Compactness and Lebesgue Number proof

Question

Let $X$ be a compact metric space. Then, every open cover of $X$ has a lebesgue number.

Suppose $X$ has an open cover $(U_i)_{i\in I}$, which admits no lebesgue number. In particular, for each $n$, there exists a sequence of non-empty sets, $A_n$, for which, $A_n$ is not contained in any of the $U_i$.Considering AOC, we choose $x_n\in A_n\backslash U_i$. Then, $x_n$ has a convergent subsequence, $(x_{n_k})$ such that $x_{n_k}\rightarrow x$ for some $x\in U_m$. Since $x_{n_k}$ converges, there must exists $K$, for which, $k\geq K$ implies $x_{n_k}\in U_m$. Contradiction.

Is this correct?

Answer 1

Your proof has a logical error in the second sentence. The statement

... there exists a sequence of non-empty sets $A_n$ for which $A_n$ is not contained in any of the $U_i$...

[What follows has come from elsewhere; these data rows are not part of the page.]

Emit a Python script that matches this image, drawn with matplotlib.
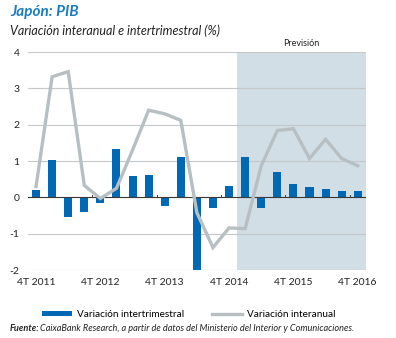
import numpy as np
import matplotlib
matplotlib.use("Agg")
import matplotlib.pyplot as plt
from matplotlib.lines import Line2D
from matplotlib.patches import Patch

plt.rcParams["font.family"] = ["Lato", "DejaVu Sans"]

# quarters from 4T 2011 to 4T 2016
quarters = ["4T 2011", "1T 2012", "2T 2012", "3T 2012", "4T 2012",
            "1T 2013", "2T 2013", "3T 2013", "4T 2013",
            "1T 2014", "2T 2014", "3T 2014", "4T 2014",
            "1T 2015", "2T 2015", "3T 2015", "4T 2015",
            "1T 2016", "2T 2016", "3T 2016", "4T 2016"]
intertrimestral = [0.2, 1.03, -0.53, -0.4, -0.15, 1.33, 0.58, 0.62, -0.23, 1.12, -1.99,
                   -0.28, 0.31, 1.11, -0.3, 0.69, 0.37, 0.29, 0.23, 0.18, 0.18]
interanual = [0.3, 3.32, 3.46, 0.33, -0.03, 0.25, 1.3, 2.4, 2.3, 2.12, -0.42,
              -1.38, -0.84, -0.86, 0.87, 1.84, 1.89, 1.07, 1.6, 1.07, 0.87]
forecast_start = "1T 2015"

BLUE = "#0068b4"
GRAY = "#b7bfc3"
SHADE = "#d1dee6"

x = np.arange(len(quarters))
fs = quarters.index(forecast_start)

fig = plt.figure(figsize=(3.96, 3.38), dpi=100)
ax = fig.add_axes([0.0707, 0.201, 0.853, 0.645])

ax.axvspan(fs - 0.5, len(quarters) - 0.5, color=SHADE, lw=0, zorder=0)
for yv in range(-2, 5):
    ax.axhline(yv, color="#c4c8ca", lw=0.8, zorder=1)
ax.axhline(0, color="#3a3a3a", lw=0.8, zorder=3)

ax.bar(x, intertrimestral, width=0.5, color=BLUE, zorder=2)
ax.plot(x, interanual, color=GRAY, lw=2.4, zorder=4, solid_joinstyle="miter")

# small separators on the zero line
for i in x:
    if i % 4 == 3:
        ax.plot([i + 0.5, i + 0.5], [0, 0.06], color="#3a3a3a", lw=0.7, zorder=3)

ax.set_xlim(-0.5, len(quarters) - 0.5)
ax.set_ylim(-2, 4)
ax.set_yticks(range(-2, 5))
ax.set_yticklabels([str(v) for v in range(-2, 5)], fontsize=7.5, color="#222222")
xt = [i for i, q in enumerate(quarters) if q.startswith("4T")]
ax.set_xticks(xt)
ax.set_xticklabels([quarters[i] for i in xt], fontsize=7.5, color="#222222")
ax.tick_params(length=0, pad=6)
ax.tick_params(axis="x", pad=6)
for s in ax.spines.values():
    s.set_visible(False)

ax.text((fs - 0.5 + len(quarters) - 0.5) / 2, 4.12, "Previsión", ha="center", va="bottom",
        fontsize=6.5, color="#222222")

fig.text(0.025, 0.965, "Japón: PIB", fontsize=11, fontweight="bold", style="italic",
         color="#1a7cc4", va="center")
fig.text(0.025, 0.908, "Variación interanual e intertrimestral (%)", fontsize=9,
         style="italic", color="#222222", va="center")

handles = [Patch(facecolor=BLUE, edgecolor="none"),
           Line2D([0], [0], color=GRAY, lw=2.4)]
fig.legend(handles, ["Variación intertrimestral", "Variación interanual"],
           loc="center", bbox_to_anchor=(0.476, 0.07), ncol=2, frameon=False,
           fontsize=7.2, handlelength=3, handleheight=0.45, handletextpad=0.5,
           columnspacing=2.8)

fig.text(0.025, 0.028, "Fuente:", fontsize=6.6, fontweight="bold", style="italic",
         color="#222222", va="center")
fig.text(0.101, 0.028, "CaixaBank Research, a partir de datos del Ministerio del Interior y Comunicaciones.",
         fontsize=6.6, style="italic", color="#222222", va="center")

fig.savefig("out.png", dpi=100)
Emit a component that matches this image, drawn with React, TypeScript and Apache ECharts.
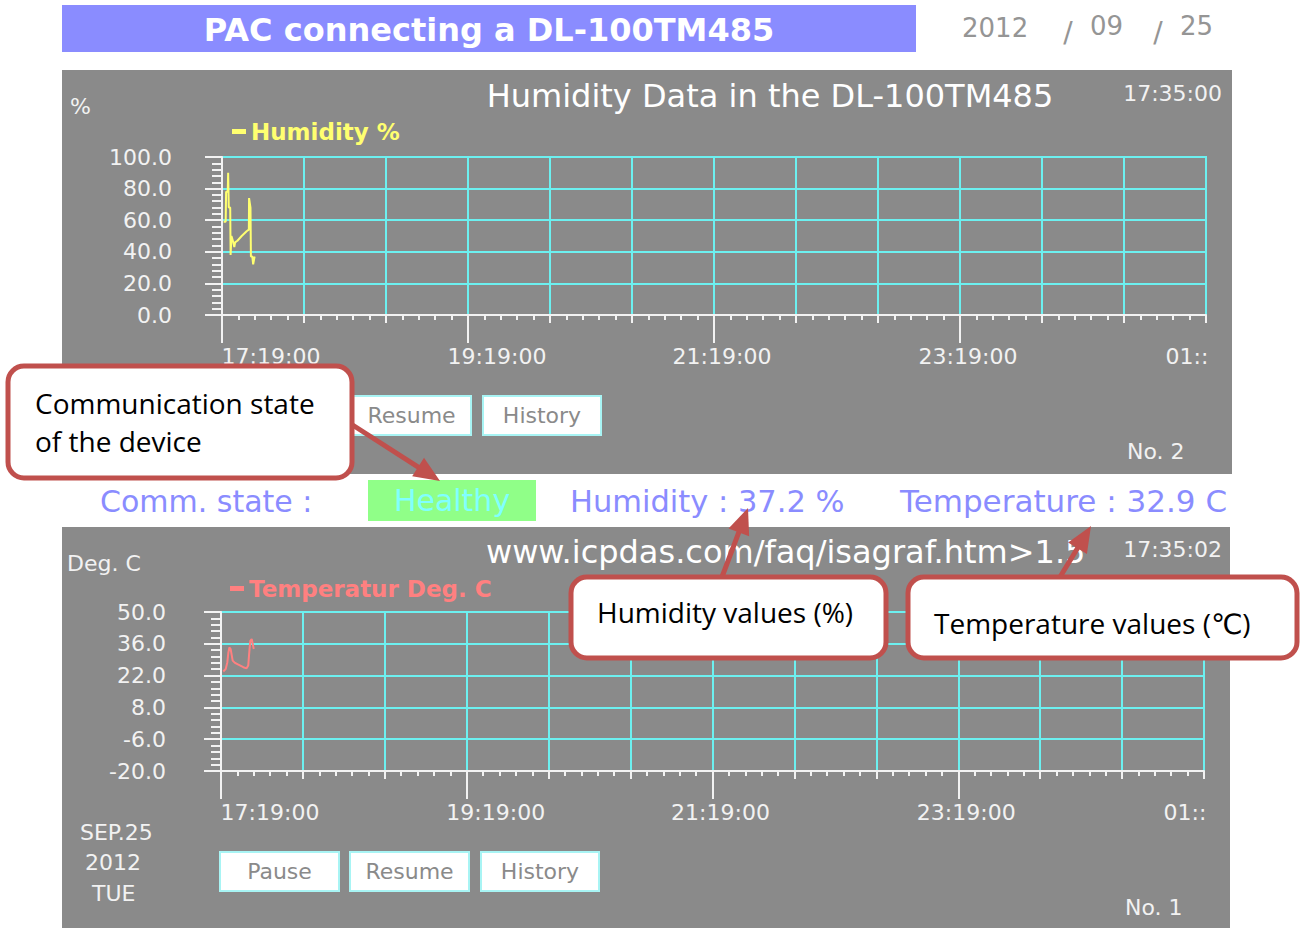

does not imply what follows. That statement is not quite what you want. Instead, what you want is this:

... there exists a sequence of non-empty sets $A_n$ for which $A_n$ is not contained in any of the $U_i$ and such that the diamater of $A_n$ approaches $0$ as $n \to \infty$.

Also, your final contradiction is not a contradiction: there is nothing contradictory about the implication

... $k \ge K$ implies $x_{n_k} \in U_m$.

The contradiction you want is

... $k \ge K$ implies $A_{n_k} \subset U_m$.

The last thing I'll say is: nowhere in your proof have you used the metric in any substantial way. That's a big clue that there are some ideas missing.